>> START Extracted data
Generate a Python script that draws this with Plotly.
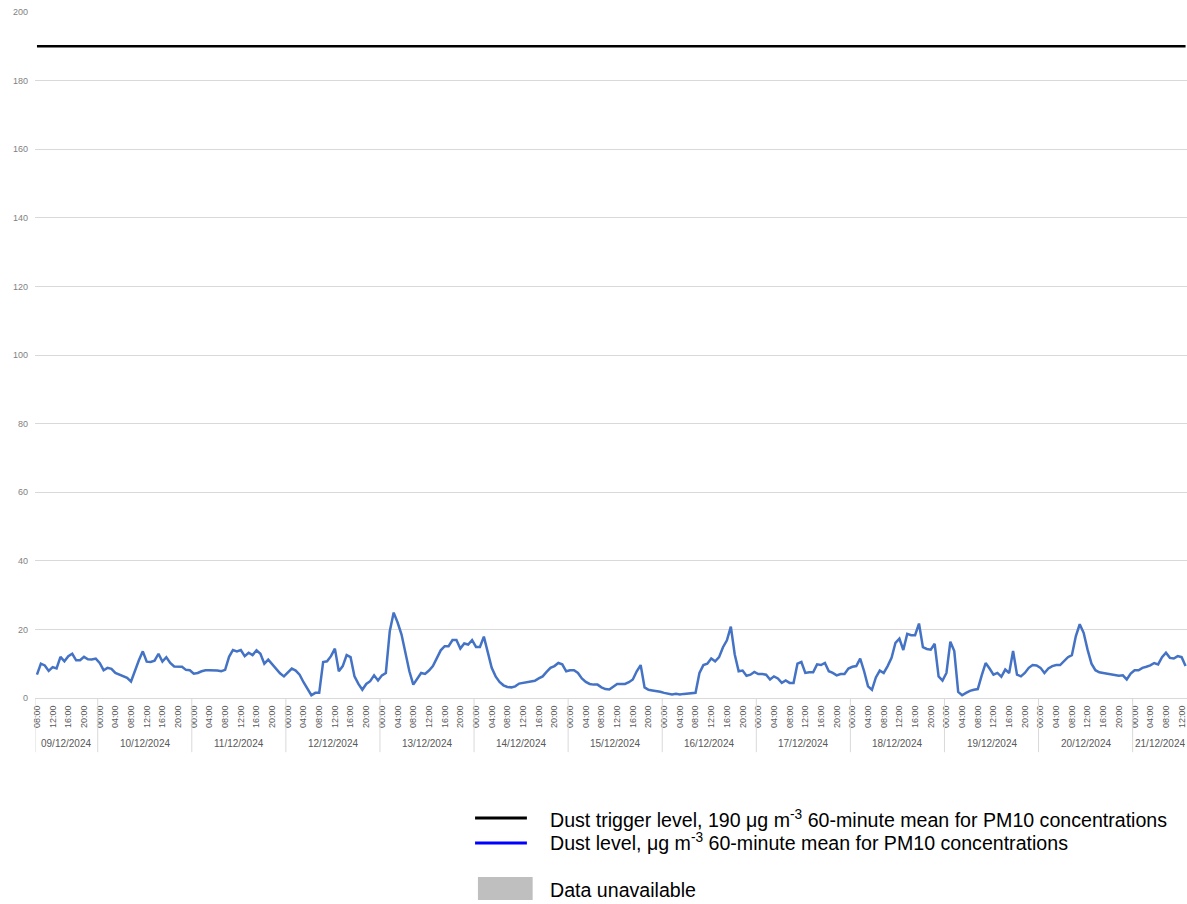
import plotly.graph_objects as go
import pandas as pd

# ---------------- data (hourly PM10 60-minute means, µg m-3) ----------------
START = "2024-12-09 08:00"
TRIGGER_LEVEL = 190

DAY_09 = [6.8, 10.0, 9.5, 7.9, 9.0, 8.6, 12.0, 10.7, 12.2, 12.9, 11.0, 11.0, 12.0, 11.3, 11.2, 11.5]
DAY_10 = [10.2, 8.1, 8.8, 8.5, 7.3, 6.8, 6.5, 5.9, 4.8, 8.0, 11.0, 13.6, 10.6, 10.5, 10.9, 12.9,
          10.6, 11.9, 10.2, 9.2, 9.1, 9.1, 8.2, 8.1]
DAY_11 = [7.1, 7.3, 7.8, 8.1, 8.1, 8.1, 8.0, 7.8, 8.2, 12.0, 14.0, 13.6, 14.0, 12.2, 13.2, 12.5,
          13.9, 12.9, 10.0, 11.2, 9.8, 8.5, 7.2, 6.3]
DAY_12 = [7.5, 8.6, 8.0, 6.8, 4.6, 2.8, 0.8, 1.5, 1.5, 10.5, 10.7, 12.2, 14.4, 7.8, 9.3, 12.5,
          11.9, 6.3, 4.1, 2.4, 4.1, 4.9, 6.6, 5.1]
DAY_13 = [6.6, 7.3, 19.5, 24.9, 22.0, 18.5, 13.0, 7.8, 3.9, 5.5, 7.3, 7.0, 8.0, 9.3, 11.7, 13.9,
          15.1, 15.1, 16.9, 16.9, 14.4, 15.9, 15.6, 16.9]
DAY_14 = [14.9, 14.9, 17.9, 13.2, 8.8, 6.3, 4.7, 3.7, 3.2, 3.1, 3.4, 4.2, 4.4, 4.4, 4.6, 5.0,
          5.7, 6.3, 7.6, 8.8, 9.3, 10.2, 9.8, 7.8]
DAY_15 = [8.1, 8.1, 7.3, 5.7, 4.7, 4.1, 3.9, 3.9, 3.1, 2.6, 2.5, 3.3, 4.1, 4.1, 4.1, 4.6,
          5.4, 7.8, 9.6, 3.1, 2.4, 2.2, 2.1, 1.8]
DAY_16 = [1.5, 1.3, 1.0, 1.2, 1.0, 1.2, 1.3, 1.5, 1.5, 7.3, 9.6, 10.0, 11.5, 10.7, 11.9, 14.8,
          16.8, 20.8, 12.7, 7.8, 8.0, 6.5, 6.8, 7.6]
DAY_17 = [7.0, 7.0, 6.8, 5.4, 6.3, 5.7, 4.4, 5.1, 4.4, 4.4, 10.0, 10.5, 7.3, 7.5, 7.5, 9.8,
          9.6, 10.2, 7.8, 7.3, 6.6, 7.0, 7.0, 8.6]
DAY_18 = [9.1, 9.3, 11.5, 7.8, 3.4, 2.4, 6.0, 8.0, 7.3, 9.3, 11.7, 16.1, 17.3, 14.0, 18.7, 18.3,
          18.3, 21.7, 14.8, 14.3, 14.1, 15.8, 6.3, 5.1]
DAY_19 = [7.3, 16.4, 13.7, 1.8, 0.8, 1.5, 2.1, 2.4, 2.6, 6.6, 10.2, 8.6, 6.8, 7.3, 6.2, 8.3,
          7.3, 13.7, 6.8, 6.3, 7.3, 8.8, 9.6, 9.5]
DAY_20 = [8.8, 7.3, 8.6, 9.3, 9.6, 9.6, 10.7, 11.9, 12.5, 18.0, 21.5, 19.0, 14.1, 10.0, 8.1, 7.5,
          7.3, 7.1, 7.0, 6.8, 6.5, 6.6, 5.4, 7.1]
DAY_21 = [8.1, 8.1, 8.8, 9.1, 9.5, 10.2, 9.8, 11.9, 13.2, 11.7, 11.5, 12.2, 11.9, 9.3]

DAYS = [DAY_09, DAY_10, DAY_11, DAY_12, DAY_13, DAY_14, DAY_15, DAY_16,
        DAY_17, DAY_18, DAY_19, DAY_20, DAY_21]

LEGEND_TRIGGER = "Dust trigger level, 190 \u03bcg m<sup>-3</sup> 60-minute mean for PM10 concentrations"
LEGEND_DUST = "Dust level, \u03bcg m<sup>-3</sup> 60-minute mean for PM10 concentrations"
LEGEND_NA = "Data unavailable"

# ---------------- build ----------------
dust = [v for d in DAYS for v in d]
times = pd.date_range(START, periods=len(dust), freq="h")
trigger = [TRIGGER_LEVEL] * len(dust)

fig = go.Figure()
fig.add_trace(go.Scatter(x=times, y=trigger, mode="lines",
                         line=dict(color="#000000", width=2.5), hoverinfo="skip"))
fig.add_trace(go.Scatter(x=times, y=dust, mode="lines",
                         line=dict(color="#4472C4", width=2.5)))

half = pd.Timedelta(minutes=30)
grey_sep = "#d9d9d9"
shapes = []
annotations = []
day_index = times.normalize()
for day in day_index.unique():
    sel = times[day_index == day]
    x_sep = sel[0] - half
    shapes.append(dict(type="line", xref="x", yref="paper", x0=x_sep, x1=x_sep,
                       y0=0, y1=-0.079, line=dict(color=grey_sep, width=1)))
    centre = sel[0] + (sel[-1] - sel[0]) / 2
    annotations.append(dict(xref="x", yref="paper", x=centre, y=-0.0656,
                            text=day.strftime("%d/%m/%Y"), showarrow=False,
                            font=dict(size=10, color="#595959", family="Liberation Sans"),
                            xanchor="center", yanchor="middle"))

# custom legend (below the plot, right side)
legend_font = dict(family="Liberation Sans, Arial", size=19.6, color="#000000")
shapes.append(dict(type="line", xref="paper", yref="paper", x0=0.382, x1=0.427,
                   y0=-0.175, y1=-0.175, line=dict(color="#000000", width=3)))
shapes.append(dict(type="line", xref="paper", yref="paper", x0=0.382, x1=0.427,
                   y0=-0.2114, y1=-0.2114, line=dict(color="#0000FF", width=3)))
shapes.append(dict(type="rect", xref="paper", yref="paper", x0=0.3845, x1=0.432,
                   y0=-0.261, y1=-0.2945, line=dict(width=0), fillcolor="#bfbfbf"))
for txt, yy in [(LEGEND_TRIGGER, -0.176), (LEGEND_DUST, -0.2095), (LEGEND_NA, -0.2795)]:
    annotations.append(dict(xref="paper", yref="paper", x=0.445, y=yy, text=txt,
                            showarrow=False, xanchor="left", yanchor="middle",
                            font=legend_font))

fig.update_layout(
    width=1187, height=904,
    margin=dict(l=35, r=0, t=12, b=206),
    plot_bgcolor="white", paper_bgcolor="white",
    showlegend=False,
    shapes=shapes, annotations=annotations,
    xaxis=dict(type="date",
               range=[times[0] - half, times[-1] + pd.Timedelta(minutes=22)],
               tick0="2024-12-09 00:00", dtick=4 * 3600 * 1000, tickformat="%H:%M",
               tickangle=-90, tickfont=dict(size=9, color="#595959", family="Liberation Sans"),
               showgrid=False, showline=True, linecolor=grey_sep, linewidth=1,
               ticks="", ticklabelstandoff=3, zeroline=False),
    yaxis=dict(range=[0, 200], dtick=20, showgrid=True, gridcolor=grey_sep, gridwidth=1,
               tickfont=dict(size=9, color="#7f7f7f", family="Liberation Sans"),
               zeroline=False, showline=False, ticks="", ticklabelstandoff=6),
)

fig.write_html("out.html")
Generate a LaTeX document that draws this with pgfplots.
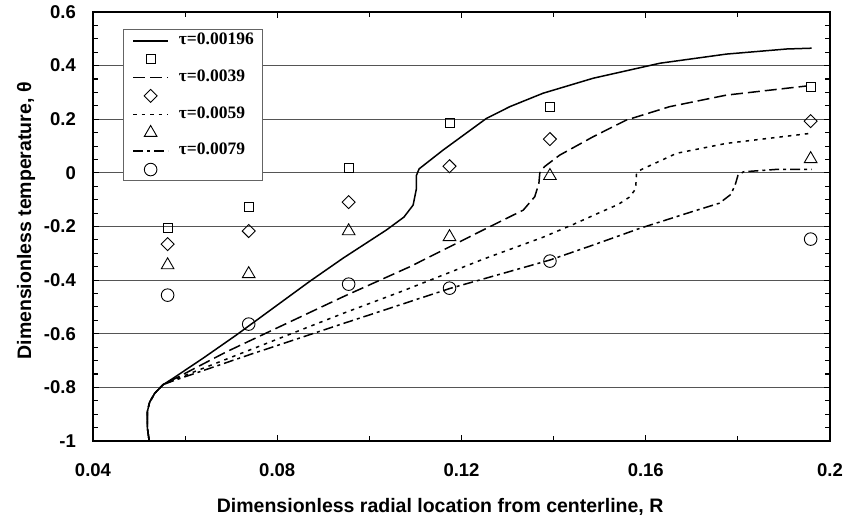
\documentclass[border=0pt]{standalone}
\usepackage{fontspec}
\setmainfont{Liberation Sans}
\newfontfamily\timesfont{Liberation Serif}
\usepackage{pgfplots}
\pgfplotsset{compat=1.18}
\pgfplotsset{
 linelegend/.style={legend image code/.code={\draw[##1] (0pt,0pt) -- (35pt,0pt);}},
 marklegend/.style={legend image code/.code={\draw[##1] plot coordinates {(17.5pt,0pt)};}},
}
\begin{document}
\begin{tikzpicture}
\begin{axis}[
 name=ax,
 scale only axis,
 width=737pt, height=429pt,
 xmin=0.04, xmax=0.2, ymin=-1, ymax=0.6,
 xtick={0.04,0.08,0.12,0.16,0.2},
 xticklabels={0.04,0.08,0.12,0.16,0.2},
 minor xtick={0.06,0.1,0.14,0.18},
 ytick={-1,-0.8,-0.6,-0.4,-0.2,0,0.2,0.4,0.6},
 yticklabels={-1,-0.8,-0.6,-0.4,-0.2,0,0.2,0.4,0.6},
 minor y tick num=3,
 ymajorgrids,
 major grid style={draw={rgb,255:red,85;green,85;blue,85}, line width=1pt},
 tick align=inside,
 major tick length=6pt, minor tick length=5pt,
 tick style={black, line width=1.1pt},
 axis line style={line width=2pt},
 xticklabel style={font=\fontsize{18.5}{20}\selectfont\bfseries, inner sep=0pt, anchor=north, yshift=-22pt},
 yticklabel style={font=\fontsize{18.5}{20}\selectfont\bfseries, inner sep=0pt, anchor=east, xshift=-17pt},
 xlabel={Dimensionless radial location from centerline, R},
 ylabel={Dimensionless temperature, θ},
 xlabel style={font=\fontsize{19.5}{21}\selectfont\bfseries, at={(axis description cs:0.471,-0.1655)}, anchor=base},
 ylabel style={font=\fontsize{19.5}{21}\selectfont\bfseries, at={(axis description cs:-0.0909,0.513)}, anchor=center},
 legend cell align=left,
 legend style={at={(axis description cs:0.0407,0.960)}, anchor=north west,
   draw={rgb,255:red,100;green,100;blue,100}, line width=0.8pt, fill=white,
   font=\timesfont\bfseries\fontsize{17.5}{19}\selectfont,
   inner xsep=9pt, inner ysep=2pt, column sep=10pt, row sep=0pt,
   nodes={inner sep=0pt, text height=13pt, text depth=5.4pt}},
]
% tau = 0.00196
\addplot[black, line width=1.5pt, solid, linelegend] coordinates {
(0.0522,-1.000) (0.0518,-0.950) (0.0518,-0.890) (0.0523,-0.855) (0.0534,-0.822) (0.0552,-0.790)
(0.0574,-0.766) (0.0640,-0.690) (0.0711,-0.605) (0.0871,-0.404) (0.0943,-0.318) (0.1037,-0.213)
(0.1075,-0.165) (0.1095,-0.120) (0.1102,-0.060) (0.1102,-0.010) (0.1108,0.015) (0.1160,0.085)
(0.1254,0.203) (0.1305,0.247) (0.1377,0.297) (0.1486,0.353) (0.1631,0.409) (0.1775,0.443)
(0.1906,0.462) (0.1960,0.465)};
\addlegendentry{τ=0.00196}
\addplot[only marks, mark=square, mark size=4.5pt, mark options={black, solid, line width=0.9pt}, marklegend] coordinates {
(0.0562,-0.206) (0.0738,-0.128) (0.0955,0.018) (0.1174,0.186) (0.1392,0.245) (0.1958,0.320)};
\addlegendentry{\mbox{}}
% tau = 0.0039
\addplot[black, line width=1.5pt, dash pattern=on 12pt off 5pt, linelegend] coordinates {
(0.0522,-1.000) (0.0518,-0.950) (0.0518,-0.890) (0.0523,-0.855) (0.0534,-0.822) (0.0552,-0.790)
(0.0575,-0.770) (0.0689,-0.668) (0.0943,-0.462) (0.1088,-0.350) (0.1254,-0.207) (0.1334,-0.139)
(0.1359,-0.089) (0.1368,-0.039) (0.1370,0.000) (0.1380,0.023) (0.1413,0.066) (0.1486,0.135)
(0.1558,0.197) (0.1652,0.247) (0.1775,0.290) (0.1949,0.324)};
\addlegendentry{τ=0.0039}
\addplot[only marks, mark=square, mark size=4.6pt, mark options={black, solid, line width=0.9pt, rotate=45}, marklegend] coordinates {
(0.0562,-0.266) (0.0738,-0.217) (0.0955,-0.109) (0.1174,0.025) (0.1392,0.126) (0.1958,0.193)};
\addlegendentry{\mbox{}}
% tau = 0.0059
\addplot[black, line width=1.5pt, dash pattern=on 3.5pt off 5pt, linelegend] coordinates {
(0.0522,-1.000) (0.0518,-0.950) (0.0518,-0.890) (0.0523,-0.855) (0.0534,-0.822) (0.0552,-0.790)
(0.0575,-0.772) (0.0943,-0.524) (0.1067,-0.444) (0.1247,-0.322) (0.1377,-0.240) (0.1443,-0.192)
(0.1500,-0.148) (0.1540,-0.118) (0.1565,-0.090) (0.1578,-0.060) (0.1580,-0.002) (0.1590,0.012)
(0.1667,0.073) (0.1775,0.110) (0.1956,0.147)};
\addlegendentry{τ=0.0059}
\addplot[only marks, mark=triangle, mark size=7.3pt, mark options={black, solid, line width=0.9pt}, marklegend] coordinates {
(0.0562,-0.344) (0.0738,-0.377) (0.0955,-0.217) (0.1174,-0.239) (0.1392,-0.011) (0.1958,0.052)};
\addlegendentry{\mbox{}}
% tau = 0.0079
\addplot[black, line width=1.5pt, dash pattern=on 10pt off 4pt on 3pt off 4pt, linelegend] coordinates {
(0.0522,-1.000) (0.0518,-0.950) (0.0518,-0.890) (0.0523,-0.855) (0.0534,-0.822) (0.0552,-0.790)
(0.0575,-0.775) (0.0740,-0.678) (0.0943,-0.562) (0.1175,-0.431) (0.1392,-0.325) (0.1486,-0.269)
(0.1587,-0.207) (0.1700,-0.145) (0.1760,-0.113) (0.1785,-0.080) (0.1795,-0.040) (0.1800,-0.010)
(0.1812,0.004) (0.1884,0.013) (0.1960,0.013)};
\addlegendentry{τ=0.0079}
\addplot[only marks, mark=o, mark size=6.3pt, mark options={black, solid, line width=0.9pt}, marklegend] coordinates {
(0.0562,-0.456) (0.0738,-0.564) (0.0955,-0.415) (0.1174,-0.430) (0.1392,-0.329) (0.1958,-0.247)};
\addlegendentry{\mbox{}}
\end{axis}
\pgfresetboundingbox
\path[use as bounding box] ([shift={(-93pt,-78pt)}]ax.south west) rectangle ([shift={(15pt,12pt)}]ax.north east);
\end{tikzpicture}
\end{document}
>> END Extracted data
→ Goal
Write out, word for word, the lines from the start of the data through the one holding "TRIGGER_LEVEL = 190". Omit pictures.

→ Solution
Generate a Python script that draws this with Plotly.
import plotly.graph_objects as go
import pandas as pd

# ---------------- data (hourly PM10 60-minute means, µg m-3) ----------------
START = "2024-12-09 08:00"
TRIGGER_LEVEL = 190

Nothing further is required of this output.